PhillipM wrote:You aren't trying to push something and then stop it, push it then stop it, you should be aiming to generate enough torque to hold the engine at the desired RPM's, and that's not even close to a zero value.
Again this was merely an example of the forces, not an exact representation of the movements in the engine. Last I checked, engines did not contain rotator cuff elements. Try reading it again more carefully. In trying to "stop" but not actually stopping the trolley, you are stopping the acceleration of the trolley and decelerating it OR stopping the acceleration in one direction and reversing the acceleration in the opposite direction. Then repeat at great frequency. This is similar to that which happens in an engine that "bounces off an RPM limiter".
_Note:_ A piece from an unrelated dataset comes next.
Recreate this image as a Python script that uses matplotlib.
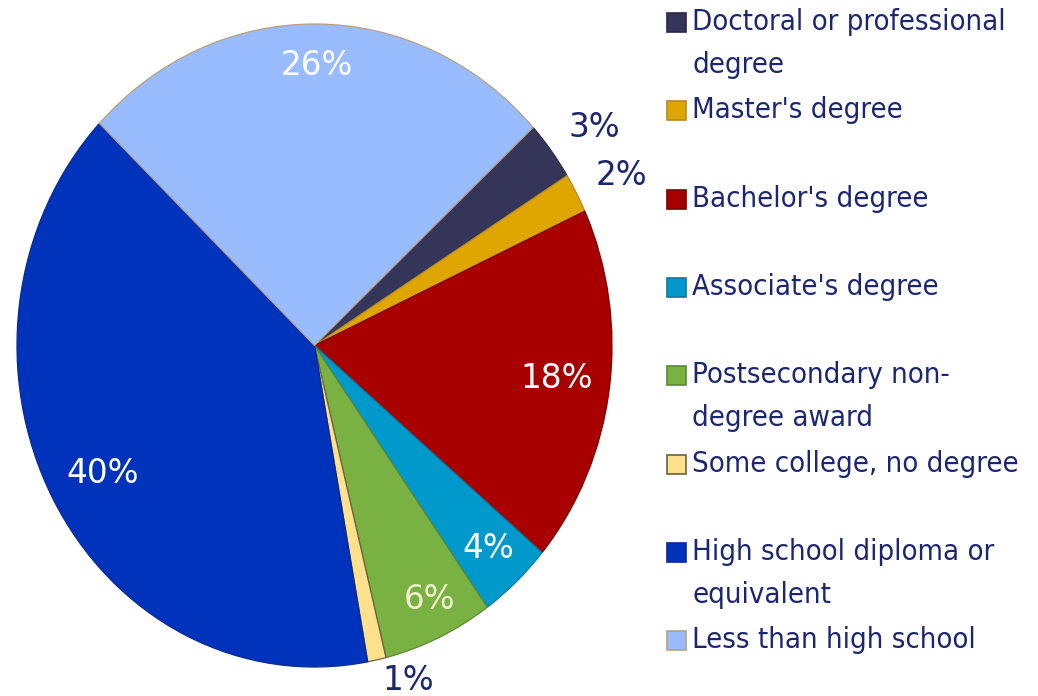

All that being said, the effect and forces on certain components in the engine are exactly these forces of being accelerated in one direction, stopping (in any event where a force reverses there is a momentary halt in motion however brief) and then being asked to cope with forces of acceleration in the opposite direction that have reversed due or a "deceleration" event.
Primarily, it is the valve train and rod bearings that suffer most from this which is why failures in these areas are common for an engine that has been "bounced off the RPM limiter".